Retired general Jim Molan speculated to run for Eden-Monaro seat

Focused in NSW: retired Major General Jim Molan.  Photo: Jeffrey Chan

Focused in NSW: retired Major General Jim Molan. Photo: Jeffrey Chan

Retired major general Jim Molan won't be drawn on a tilt at the former bellwether seat of Eden-Monaro, saying he was focused on reform of the NSW Liberal Party first.

The author of the Abbott government's hardline boat turnback policy and former commander of allied troops in Iraq is the latest name being being touted for the NSW seat which surrounds the ACT.

Local Liberals believe General Molan could defeat fellow veteran and Labor incumbent Mike Kelly, in a race shaping up as a three-cornered fight with the Nationals.

The 67-year-old Royalla resident was pushed to the unwinnable 7th position on the Coalition's NSW Senate ticket for the 2016 election, winning more than 10,000 first preference votes.

Former prime minister Tony Abbott described the loss a "tragedy for our country" and the Liberals.

General Molan declined to discuss a possible tilt at Eden-Monaro on Thursday.

"The only thing that I've got to say is my focus right now is on democratic reform of the NSW division of the Liberal Party," he said.

Last week former Army combat engineer Nigel Catchlove​ confirmed he planned to nominate for preselection, while international relations expert and Navy veteran Jerry Nockles​, a onetime staffer for former MP Peter Hendy, is also considering a tilt.

NSW upper house member Bronnie​ Taylor is among the names being mentioned for the National Party.

The party's deputy federal leader Senator Fiona Nash was blunt in responding to speculation she might seek the lower house seat this week.

"I won't be running in Eden-Monaro," she told Fairfax Media.

Some local Liberal branch members want the preselection to be decided through a rank-and-file plebiscite, part of the plan being pushed by General Molan and Mr Abbott.

Preselections are currently decided by state executive members and high-ranking branch members.
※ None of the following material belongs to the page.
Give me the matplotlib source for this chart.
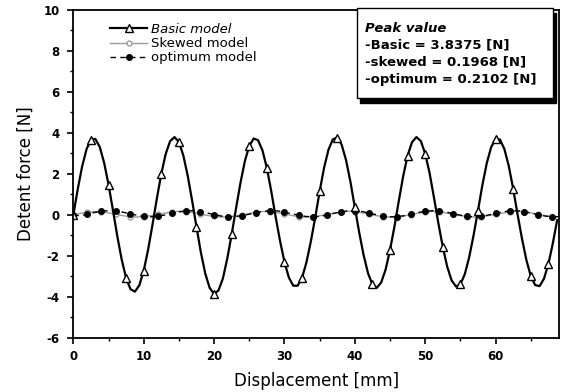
import numpy as np
import matplotlib
matplotlib.use('Agg')
import matplotlib.pyplot as plt
from matplotlib.patches import Rectangle

plt.rcParams['font.family'] = ['DejaVu Sans']
plt.rcParams['axes.unicode_minus'] = False

# Basic model, sampled every 0.625 mm
basic_x = np.arange(0, 111) * 0.625
basic_y = [0.0, 1.26, 2.37, 3.21, 3.68, 3.71, 3.32, 2.55, 1.48, 0.24,
           -1.04, -2.18, -3.08, -3.62, -3.74, -3.43, -2.72, -1.69, -0.47, 0.82,
           2.01, 2.98, 3.60, 3.80, 3.56, 2.91, 1.92, 0.71, -0.59, -1.83,
           -2.86, -3.56, -3.85, -3.68, -3.10, -2.12, -0.95, 0.34, 1.57, 2.63,
           3.37, 3.73, 3.65, 3.15, 2.29, 1.16, -0.10, -1.27, -2.29, -3.05,
           -3.45, -3.45, -3.06, -2.31, -1.29, -0.12, 1.15, 2.30, 3.18, 3.69,
           3.78, 3.43, 2.68, 1.62, 0.37, -0.86, -1.96, -2.84, -3.39, -3.55,
           -3.29, -2.66, -1.71, -0.57, 0.69, 1.90, 2.90, 3.55, 3.80, 3.61,
           2.99, 2.04, 0.84, -0.41, -1.56, -2.52, -3.19, -3.49, -3.38, -2.89,
           -2.06, -0.99, 0.21, 1.46, 2.53, 3.31, 3.71, 3.68, 3.22, 2.39,
           1.28, 0.03, -1.15, -2.19, -2.98, -3.42, -3.47, -3.11, -2.40, -1.40,
           -0.25]

# Skewed / optimum models, sampled every 1 mm
small_x = np.arange(0, 70)
skewed_y = [0.02, 0.08, 0.14, 0.17, 0.15, 0.10, 0.04, -0.03, -0.08, -0.10,
            -0.08, -0.03, 0.03, 0.09, 0.14, 0.18, 0.17, 0.12, 0.05, -0.02,
            -0.07, -0.10, -0.09, -0.05, 0.01, 0.07, 0.13, 0.17, 0.16, 0.11,
            0.05, -0.02, -0.08, -0.10, -0.08, -0.04, 0.02, 0.08, 0.14, 0.18,
            0.16, 0.11, 0.04, -0.03, -0.08, -0.10, -0.09, -0.04, 0.02, 0.09,
            0.14, 0.17, 0.15, 0.10, 0.03, -0.03, -0.08, -0.10, -0.08, -0.03,
            0.03, 0.09, 0.15, 0.18, 0.16, 0.10, 0.04, -0.03, -0.08, -0.09]
optimum_y = [-0.02, -0.03, 0.04, 0.12, 0.18, 0.21, 0.20, 0.14, 0.06, -0.01,
             -0.07, -0.09, -0.06, 0.00, 0.08, 0.15, 0.20, 0.21, 0.17, 0.10,
             0.02, -0.05, -0.09, -0.08, -0.04, 0.04, 0.12, 0.18, 0.21, 0.20,
             0.14, 0.06, -0.01, -0.07, -0.09, -0.07, 0.00, 0.08, 0.15, 0.20,
             0.21, 0.17, 0.10, 0.02, -0.05, -0.09, -0.08, -0.04, 0.03, 0.12,
             0.18, 0.21, 0.20, 0.14, 0.06, -0.01, -0.07, -0.09, -0.07, 0.00,
             0.08, 0.15, 0.20, 0.21, 0.17, 0.10, 0.02, -0.05, -0.09, -0.08]

peak_lines = ['Peak value', '-Basic = 3.8375 [N]', '-skewed = 0.1968 [N]',
              '-optimum = 0.2102 [N]']

fig = plt.figure(figsize=(5.62, 3.92), dpi=100)
ax = fig.add_axes([0.1305, 0.1378, 0.864, 0.8367])

ax.plot(small_x, skewed_y, color='#9a9a9a', lw=1.0, marker='o', ms=3.5,
        mfc='white', mec='#9a9a9a', markevery=2, label='Skewed model')
ax.plot(small_x, optimum_y, color='black', lw=1.0, ls=(0, (4, 3)), marker='o',
        ms=4, mfc='black', mec='black', markevery=2, label='optimum model')
ax.plot(basic_x, basic_y, color='black', lw=1.6, marker='^', ms=6,
        mfc='white', mec='black', mew=1.0, markevery=4, label='Basic model')

ax.set_xlim(0, 69)
ax.set_ylim(-6, 10)
ax.set_xticks(np.arange(0, 61, 10))
ax.set_xticks(np.arange(5, 69, 10), minor=True)
ax.set_yticks(np.arange(-6, 11, 2))
ax.set_yticks(np.arange(-5, 10, 2), minor=True)
ax.tick_params(which='major', direction='out', length=4, width=1.2,
               labelsize=8.5)
ax.tick_params(axis='x', which='major', pad=5)
ax.tick_params(axis='y', which='major', pad=6)
ax.tick_params(which='minor', direction='out', length=2.5, width=1.0)
for lbl in ax.get_xticklabels() + ax.get_yticklabels():
    lbl.set_fontweight('bold')
for sp in ax.spines.values():
    sp.set_linewidth(1.3)

ax.set_xlabel('Displacement [mm]', fontsize=12, labelpad=6)
ax.set_ylabel('Detent force [N]', fontsize=12, labelpad=6)

handles, labels = ax.get_legend_handles_labels()
order = [2, 0, 1]
leg = ax.legend([handles[i] for i in order], [labels[i] for i in order],
                loc='upper left', bbox_to_anchor=(0.06, 0.985), frameon=False,
                fontsize=9.5, handlelength=2.8, handletextpad=0.3,
                labelspacing=0.1, borderaxespad=0.2)
leg.get_texts()[0].set_fontstyle('italic')

# Peak value box with shadow (pixel coords converted to figure fractions)
W, H = 562.0, 392.0
bx0, bx1, by0, by1 = 357, 553, 98, 8
fig.patches.append(Rectangle((bx0 / W + 0.006, 1 - by0 / H - 0.012),
                             (bx1 - bx0) / W, (by0 - by1) / H,
                             transform=fig.transFigure, facecolor='black',
                             edgecolor='black', zorder=5))
fig.patches.append(Rectangle((bx0 / W, 1 - by0 / H), (bx1 - bx0) / W,
                             (by0 - by1) / H, transform=fig.transFigure,
                             facecolor='white', edgecolor='black', lw=1.0,
                             zorder=6))
ys = [28, 45, 62, 79]
for i, (txt, yp) in enumerate(zip(peak_lines, ys)):
    fig.text(365 / W, 1 - yp / H, txt, fontsize=9.5, fontweight='bold',
             fontstyle='italic' if i == 0 else 'normal', va='center',
             ha='left', zorder=7)

fig.savefig('out.png', dpi=100)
Conservative Liberals want a state-wide "one member, one vote" plebiscite system.

The 2016 result ended the seat's more than 40-year status as a federal bellwether for the party forming government. Dr Kelly won it back from Dr Hendy after one term, amid a 5.8 per cent swing.

The next election could be as soon as August of September 2019.

Prospective Liberal candidates say the first Nationals challenger in the seat since 1993 would help the Coalition win the seat through preferences.

A hardliner like General Molan could also help depress any One Nation support.